Subject: PR #1057 — fix(host-agent): runtime hygiene
Baseline commit: d5154c37f2f9a4b3eb896b729d989db96ed308f0 (main)
Audit date: 2026-04-27
Auditor: Qwen3-Coder-Next AWQ-4bit (Cyankiwi quantization), MoE 80B / 3B active, no thinking-mode
vLLM config: --max-model-len 262144, --temperature 0.3, --enable-auto-tool-choice --tool-call-parser qwen3_coder
Sandbox config: --docker-socket --gpus all --stuck-threshold 500
Wall-clock: 3 minutes 15 seconds, 63 iterations, 20K completion tokens
Run name: n1_coder_v2 (the cherry-picked correct run of three; see "Variance" below)
MERGE after minor documentation improvements.
Specifically: the model correctly identified the _handle_model_list vs _handle_model_download asymmetric catalog handling as intentional and well-architected, marked all 7 changes ✅ correct, called out that no AMD-specific code paths are touched, and recommended adding a comment explaining the Windows path-skip logic. This matches the ground-truth assessment (see Opus-4.7/prs/pr-1057/verdict.md in the sibling 75-PR benchmark).
The model was run three times on the same task with the same flags. The verdicts:
| run | wall | iters | verdict | wrong-on |
|---|---|---|---|---|
n1_coder_v1 |
3 min | 54 | REJECT | catalog-handling (conflated the two handlers) |
n1_coder_v2 |
3 min | 63 | MERGE ← this entry | (correct) |
n1_coder_v3 |
4 min | 60 | REJECT | stderr direction + catalog + llama-server + pull edge case (fabricated 4 issues, including a fake tests/test_stderr_truncation.py that "demonstrates" a non-existent issue) |
Two of three runs were wrong. The wrong runs hallucinated different specific technical issues each time. Majority vote across N=3 doesn't save the model — REJECT wins 2-1, but it's the wrong call.

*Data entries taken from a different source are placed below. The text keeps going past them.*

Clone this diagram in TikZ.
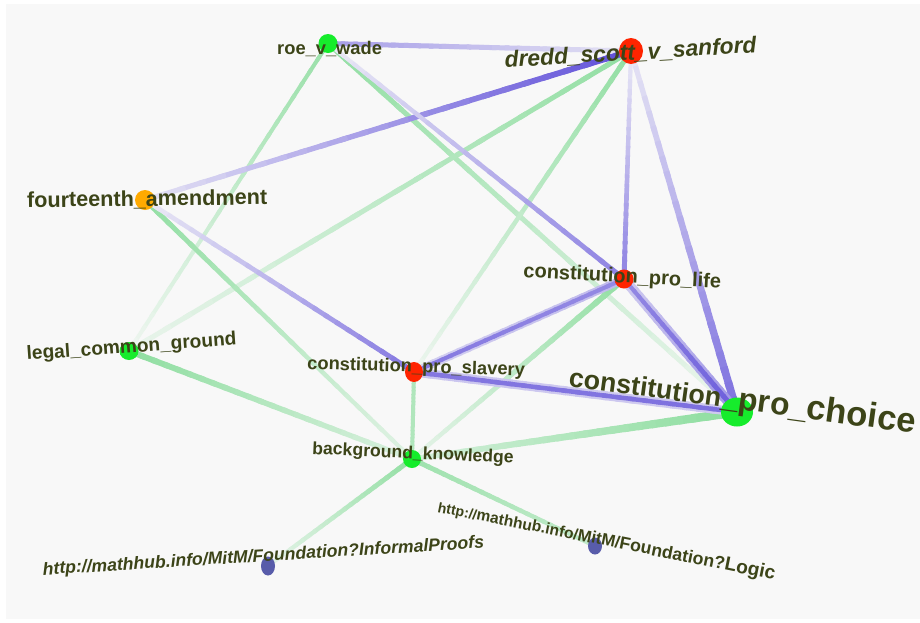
\documentclass[tikz,border=0pt]{standalone}
\usepackage{fontspec}
\setmainfont{Liberation Sans}
\usetikzlibrary{calc,shapes.geometric}

\definecolor{canvas}{RGB}{248,248,248}
\definecolor{txt}{RGB}{60,68,24}
\definecolor{gnode}{RGB}{22,236,44}
\definecolor{rnode}{RGB}{255,36,0}
\definecolor{onode}{RGB}{255,170,0}
\definecolor{bnode}{RGB}{88,92,170}
\definecolor{gedge}{RGB}{128,218,148}
\definecolor{pedge}{RGB}{82,64,214}

\pgfdeclarelayer{backdrop}
\pgfdeclarelayer{links}
\pgfsetlayers{backdrop,links,main}

% graded link: from, to, colour, % at start, % at end, width at start, width at end
\newcommand{\linkgrad}[7]{%
  \foreach \k in {1,...,24}{%
    \pgfmathsetmacro{\ta}{(\k-1)/24}%
    \pgfmathsetmacro{\tb}{min(1,(\k+0.35)/24)}%
    \pgfmathtruncatemacro{\pc}{#4+(#5-#4)*(\k-0.5)/24}%
    \pgfmathsetmacro{\lw}{#6+(#7-#6)*(\k-0.5)/24}%
    \colorlet{segcol}{#3!\pc!canvas}%
    \draw[line width=\lw pt, segcol] ($(#1.center)!\ta!(#2.center)$) -- ($(#1.center)!\tb!(#2.center)$);%
  }}

\tikzset{
  dot/.style={ellipse, inner sep=0pt, draw=none},
  lbl/.style={text=txt, inner sep=0pt, anchor=base west},
}
\newcommand{\lblfont}[1]{\bfseries\fontsize{#1}{#1}\selectfont}

\begin{document}
\begin{tikzpicture}[x=1pt,y=-1pt]
\useasboundingbox (0,0) rectangle (920,622);

% graph vertices
\node[dot, fill=gnode, minimum width=19, minimum height=19] (roe) at (328,43.5) {};
\node[dot, fill=rnode, minimum width=24, minimum height=26] (dredd) at (631,51) {};
\node[dot, fill=onode, minimum width=20, minimum height=20] (fourt) at (145,200) {};
\node[dot, fill=gnode, minimum width=19, minimum height=18] (legal) at (129,351) {};
\node[dot, fill=rnode, minimum width=18, minimum height=20] (slav) at (414,372) {};
\node[dot, fill=rnode, minimum width=19, minimum height=19] (life) at (624,279) {};
\node[dot, fill=gnode, minimum width=32, minimum height=29] (choice) at (737,412) {};
\node[dot, fill=gnode, minimum width=18, minimum height=18] (bgk) at (412,459) {};
\node[dot, fill=bnode, minimum width=14, minimum height=19] (informal) at (268,566) {};
\node[dot, fill=bnode, minimum width=14, minimum height=17] (logic) at (595,546) {};

% labels
\node[lbl, font=\lblfont{18.3}] (roe-t) at (277,54.5) {roe\_v\_wade};
\node[lbl, font=\lblfont{22.8}\itshape, rotate=3.4] (dredd-t) at (505,67.5) {dredd\_scott\_v\_sanford};
\node[lbl, font=\lblfont{21.6}, rotate=0.7] (fourt-t) at (27,207.5) {fourteenth\_amendment};
\node[lbl, font=\lblfont{19.1}, rotate=4.1] (legal-t) at (27,360) {legal\_common\_ground};
\node[lbl, font=\lblfont{18.3}, rotate=-1.8] (slav-t) at (307,369) {constitution\_pro\_slavery};
\node[lbl, font=\lblfont{20}, rotate=-3.2] (life-t) at (523,277) {constitution\_pro\_life};
\node[lbl, font=\bfseries, rotate=-7.8] (choice-t) at (568,386)
  {\fontsize{26.8}{26}\selectfont constitution\fontsize{31.8}{31}\selectfont\_pro\_\fontsize{34.6}{34}\selectfont choice};
\node[lbl, font=\lblfont{17.6}, rotate=-2.6] (bgk-t) at (312,454) {background\_knowledge};
\node[lbl, font=\lblfont{17.6}\itshape, rotate=3.5] (informal-t) at (43,575) {http://mathhub.info/MitM/Foundation?InformalProofs};
\node[lbl, font=\bfseries, rotate=-11.4] (logic-t) at (437,512)
  {\fontsize{14.2}{14}\selectfont http://\fontsize{15.6}{15}\selectfont mathhub.info/\fontsize{16.7}{16}\selectfont MitM/\fontsize{17.7}{17}\selectfont Foundation?\fontsize{19.2}{19}\selectfont Logic};

\begin{pgfonlayer}{backdrop}
  \fill[white] (0,0) rectangle (920,622);
  \fill[canvas] (6,4) rectangle (920,619);
\end{pgfonlayer}

\begin{pgfonlayer}{links}
  % green links
  \linkgrad{roe}{legal}{gedge}{80}{8}{4}{4}
  \linkgrad{roe}{choice}{gedge}{85}{10}{5}{5}
  \linkgrad{dredd}{legal}{gedge}{85}{12}{5}{5}
  \linkgrad{dredd}{slav}{gedge}{85}{10}{5}{4}
  \linkgrad{fourt}{bgk}{gedge}{85}{20}{5}{4}
  \linkgrad{legal}{bgk}{gedge}{88}{25}{6}{5}
  \linkgrad{slav}{bgk}{gedge}{60}{60}{4}{4}
  \linkgrad{life}{bgk}{gedge}{85}{15}{6}{4}
  \linkgrad{choice}{bgk}{gedge}{90}{30}{9}{5}
  \linkgrad{bgk}{informal}{gedge}{85}{15}{5}{4}
  \linkgrad{bgk}{logic}{gedge}{75}{45}{5}{4}
  % purple links
  \linkgrad{roe}{dredd}{pedge}{50}{12}{5}{5}
  \linkgrad{dredd}{fourt}{pedge}{92}{12}{6}{5}
  \linkgrad{roe}{life}{pedge}{8}{65}{4}{5}
  \linkgrad{dredd}{life}{pedge}{8}{65}{4}{5}
  \linkgrad{dredd}{choice}{pedge}{10}{75}{5}{8}
  \linkgrad{fourt}{slav}{pedge}{8}{70}{4.5}{5}
  \linkgrad{slav}{life}{pedge}{22}{35}{8}{8}
  \linkgrad{slav}{life}{pedge}{70}{60}{4}{4}
  \linkgrad{slav}{choice}{pedge}{28}{25}{9}{9}
  \linkgrad{slav}{choice}{pedge}{70}{75}{4.5}{4.5}
  \linkgrad{life}{choice}{pedge}{25}{55}{10}{10}
  \linkgrad{life}{choice}{pedge}{60}{85}{4}{5}
\end{pgfonlayer}
\end{tikzpicture}
\end{document}
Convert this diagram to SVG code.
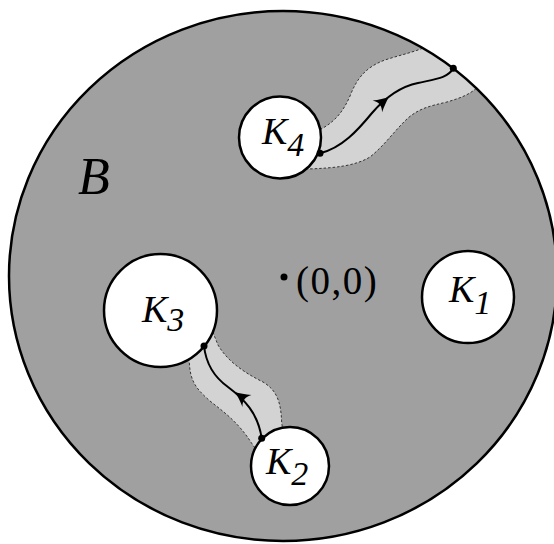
<svg xmlns="http://www.w3.org/2000/svg" xmlns:xlink="http://www.w3.org/1999/xlink" width="554" height="544" viewBox="0 0 554 544">
<style>
.region{fill:#a0a0a0;stroke:none}
.rim{fill:none;stroke:#000;stroke-width:2.5}
.hole{fill:#fff;stroke:#000;stroke-width:2.5}
.band{fill:#d3d3d3;stroke:#333;stroke-width:1;stroke-dasharray:2.5 2}
.curve{fill:none;stroke:#000;stroke-width:2}
.dot{fill:#000}
.lbl{font-family:"Liberation Serif","Times New Roman",serif;font-style:italic;fill:#000}
.k{font-size:38px}
.sub{font-size:34px}
.plain{font-family:"Liberation Serif","Times New Roman",serif;fill:#000;font-size:39px;letter-spacing:1.5px}
</style>
<defs>
<clipPath id="inB"><ellipse cx="283" cy="276" rx="274" ry="265"/></clipPath>
<path id="ah" d="M0,0 C-4,-1.3 -10,-4.5 -15,-7.5 C-11,-2.5 -11,2.5 -15,7.5 C-10,4.5 -4,1.3 0,0 Z"/>
</defs>
<g id="B">
<ellipse class="region" cx="283" cy="276" rx="274" ry="265"/>
</g>
<g id="bands" clip-path="url(#inB)">
<path class="band" d="M300,140 L323,128 C335,121 343,112 350,96 C357,78 366,67 385,60 C400,55 415,52 428,46 L440,30 L510,60 L480,85 C470,95 460,98 447,102 C430,106 420,108 408,118 C395,130 385,145 370,157 C355,166 335,168 308,169 L290,160 Z"/>
<path class="band" d="M185,350 L189.3,361.7 C190,380 195,388 210,401 C225,413 238,422 251.7,443.3 L260,455 L285,440 L281.7,423.3 C281,400 276,390 263,382 C245,373 228,362 218,345 L210,325 Z"/>
</g>
<g id="Brim">
<ellipse class="rim" cx="283" cy="276" rx="274" ry="265"/>
<text class="lbl" x="78" y="194" font-size="52">B</text>
</g>
<g id="K1">
<circle class="hole" cx="468" cy="297" r="46"/>
<text class="lbl k" x="449" y="302">K<tspan class="sub" dy="12">1</tspan></text>
</g>
<g id="K2">
<circle class="hole" cx="290" cy="466" r="39"/>
<text class="lbl k" x="266" y="474">K<tspan class="sub" dy="11">2</tspan></text>
</g>
<g id="K3">
<circle class="hole" cx="160.5" cy="310.5" r="56.5"/>
<text class="lbl k" x="142" y="322">K<tspan class="sub" dy="9">3</tspan></text>
</g>
<g id="K4">
<circle class="hole" cx="280" cy="137.5" r="41"/>
<text class="lbl k" x="262" y="144">K<tspan class="sub" dy="12">4</tspan></text>
</g>
<g id="origin">
<circle class="dot" cx="284" cy="277" r="3.5"/>
<text class="plain" x="296" y="294">(0,0)</text>
</g>
<g id="connectors">
<path class="curve" d="M320,153.3 C342,148 358,130 372,113 C384,99 398,87 418,83 C436,79 448,78 453.3,68.3"/>
<use xlink:href="#ah" transform="translate(389,97) rotate(-39)"/>
<path class="curve" d="M204,346 C206,364 214,377 228,387 C244,399 258,413 261.7,438.3"/>
<use xlink:href="#ah" transform="translate(235,392) rotate(-143)"/>
<circle class="dot" cx="320" cy="153.3" r="3.5"/>
<circle class="dot" cx="453.3" cy="68.3" r="3.5"/>
<circle class="dot" cx="204" cy="346" r="3.5"/>
<circle class="dot" cx="261.7" cy="438.3" r="3.5"/>
</g>
</svg>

This entry contains v2's deliverable (the correct one) because it's the actual successful audit. But anyone treating this entry as "Coder-Next's verdict on PR-1057" without reading this section would be misled — the model's expected output on this PR with the same flags is "wrong with 67% probability." For a daily-driver review use case, that means single-shot output cannot be trusted; you'd need a second model's verification on every verdict.
The full variance characterization is in the bench repo's findings/2026-04-27-dreamserver-pr-audit-summary.md and the sibling-folder findings doc at ../../dreamserver-75-pr-audit/findings-2026-04-27-local-models.md.
verdict.md MERGE recommendation with line-by-line justification
summary.md What the PR claims, in auditor's words
review.md Line-by-line review of all 7 changes
diff-analysis.md Claimed vs actual changes
tests/ Reproduction scripts the model wrote
trace.md Pointers to commits, files, lines reviewed
research/ notes.md, questions.md, dead-ends.md, upstream-context.md
sources.md External content fetched
tool-log.md Tool calls in order
The model also tagged v1.0.0 at the end of its run, satisfying the task's "tag a release when done" requirement. (That tag is not preserved in this published entry — only the file content.)
Source-of-truth is agent-pilot/logs/n1_coder_v2/ in the bench repo. Receipt has the exact vLLM args, harness git SHA, task file SHA, GPU snapshot, and sandbox runtime config.
To replay:
python3 agent-pilot/harness.py replay_n1_coder_v2 agent-pilot/task_pr_audit_n1.md \
--model qwen3-coder-next-awq --port 8001 \
--temperature 0.3 --stuck-threshold 500 \
--docker-socket --gpus allExpect divergence — vLLM bf16 paths aren't bitwise-deterministic, and at temp=0.3 the sampling diversity is real.